Woo Chong-Il's center of interest has long been the beauty of women. From his early works in the US to his recent photographs, he has never deviated from landscapes shaped by women. While his early works depicted diverse forms of women in relation to daily life, recently Woo has focused on the life of Korean women, particularly those of the late Choseon Dynasty. From women of the highest status, such as empress, to women of taverns who entertained the learned aristocrats of the time, Woo carries out his work in two directions.
Though the women of taverns in the Choseon Dynasty were known as "kisaeng," they were the most progressive group of women in their time. Culture such as literature, music and art were requirements for one to become a kisaeng. The term "hae-eo hwa," that is, "flower who understands the intellectuals," was used to describe them. The men also considered them as persons well versed in culture. Compared to the majority of women, who were more or less confined to their homes, the kisaeng were women of a new generation who were able to talk freely with men and to communicate with the world.
Woo accesses their intimate daily lives. The lives of Korean women with unique social status are elaborately represented through his work, where traditional costumes showing peculiar beauty, and the mysterious eroticism suggested by girls who are yet to mature, are melted together.
There is a clear difference between the beauty of Korean women and the Western concept of beauty.
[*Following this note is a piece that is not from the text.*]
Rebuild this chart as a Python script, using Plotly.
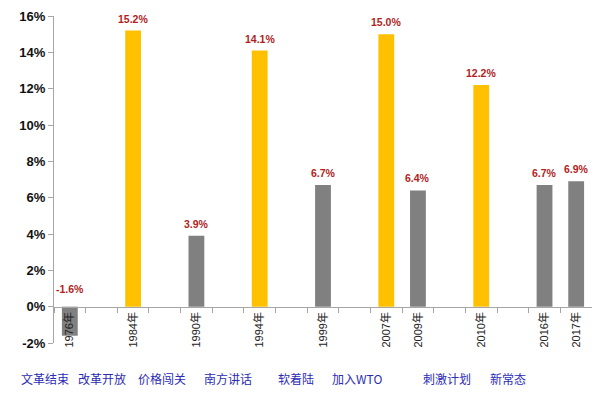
import plotly.graph_objects as go

# ---- data ----
years = ["1976年", "1984年", "1990年", "1994年", "1999年", "2007年", "2009年", "2010年", "2016年", "2017年"]
growth = [-1.6, 15.2, 3.9, 14.1, 6.7, 15.0, 6.4, 12.2, 6.7, 6.9]
highlight = [False, True, False, True, False, True, False, True, False, False]
events = ["文革结束", "改革开放", "价格闯关", "南方讲话", "软着陆", "加入WTO", "刺激计划", "新常态"]
y_ticks = [-2, 0, 2, 4, 6, 8, 10, 12, 14, 16]

# ---- layout helpers (slot order with gaps) ----
slot_order = ["1976年", "g1", "1984年", "g2", "1990年", "g3", "1994年", "g4",
              "1999年", "g5", "2007年", "2009年", "g6", "2010年", "g7", "2016年", "2017年"]
event_x = [-0.017, 0.089, 0.201, 0.323, 0.450, 0.563, 0.730, 0.844]

GOLD = "#FFC000"
GRAY = "#808080"
RED = "#B01E1E"
BLUE = "#2B2BB5"

val = dict(zip(years, growth))
hl = dict(zip(years, highlight))
x_all = slot_order
y_all = [val.get(s) for s in slot_order]
colors = [(GOLD if hl.get(s) else GRAY) for s in slot_order]

fig = go.Figure()
fig.add_trace(go.Bar(
    x=x_all, y=y_all, marker=dict(color=colors, line=dict(width=0)),
    width=0.5, hoverinfo="skip", showlegend=False,
))

# value labels
for yr, v in zip(years, growth):
    fig.add_annotation(
        x=yr, y=max(v, 0), xref="x", yref="y",
        text=f"{v:.1f}%", showarrow=False, yanchor="bottom",
        yshift=4 if v >= 0 else 10,
        font=dict(family="Liberation Sans, Arial", size=10.5, color=RED, weight="bold"),
    )

# event labels
for t, ex in zip(events, event_x):
    fig.add_annotation(
        x=ex, y=-0.11, xref="paper", yref="paper", text=t, showarrow=False,
        xanchor="center", yanchor="middle",
        font=dict(family="Noto Sans CJK SC", size=12, color=BLUE),
    )

ymin, ymax = y_ticks[0], y_ticks[-1]
# page body has an 8px default margin, so the figure is drawn 8px smaller
fig.update_layout(
    width=592, height=385,
    margin=dict(l=46, r=8, t=8, b=50),
    plot_bgcolor="white", paper_bgcolor="white",
    bargap=0.5,
    xaxis=dict(
        type="category", categoryorder="array", categoryarray=slot_order,
        range=[-0.5, len(slot_order) - 0.5],
        tickvals=slot_order,
        ticktext=[s if s in val else "" for s in slot_order],
        tickangle=-90, tickson="boundaries", ticks="outside", ticklen=5,
        tickcolor="#A6A6A6", showline=True, linecolor="#A6A6A6", linewidth=1,
        showgrid=False, anchor="free", position=(0 - ymin) / (ymax - ymin),
        automargin=False,
        tickfont=dict(family="Liberation Sans, Noto Sans CJK SC", size=11, color="#222222"),
    ),
    yaxis=dict(
        range=[ymin, ymax], tickvals=y_ticks, ticktext=[f"{t}%" for t in y_ticks],
        showgrid=False, zeroline=False, showline=True, linecolor="#A6A6A6",
        ticks="outside", ticklen=5, tickcolor="#A6A6A6", automargin=False,
        tickfont=dict(family="Liberation Sans, Arial", size=13, color="#111111", weight="bold"),
    ),
)

fig.write_html("out.html")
The beauty of Korean women does not reveal physical beauty directly and attempt to analyze it by scientific measures. It is not a revealing beauty but a beauty that enables viewers to imagine. Such beauty is closely related to the women's costumes. The recent works of the artist focus on revealing the bare minimum of that hidden beauty. Thereby the artist seems to think he can touch upon another erogenous zone of Korean eroticism.
As the axis of the theme "women and eroticism" is combined with the ancient traditional Korean culture and newly revealed as the national identity of an era, it serves as an example of universal value that can interest anyone, beyond the given time.
Meanwhile, another kind of work by the artist changes the Korean woman, who is quite often portrayed using a mirror. Western furniture is placed in the picture, and the artist seemingly intends to show the front and rear appearances of the subject simultaneously. This work is in the same context as the earlier-mentioned one, with the body not revealed but concealed as much as possible by the costume.
To the artist, who designs and interprets various landscapes through the woman's body as he traverses the past and present, reality and fiction, "woman" is an eternal question.
Based in: Korea
Women of the Joseon Dynasty is an example of Woo’s reinterpretation of Korea’s modern history, which he achieves by re-photographing historically well-known people with modern people. The artwork also challenges its own identity because the photograph is textured with individually shot pebbles and gem stones.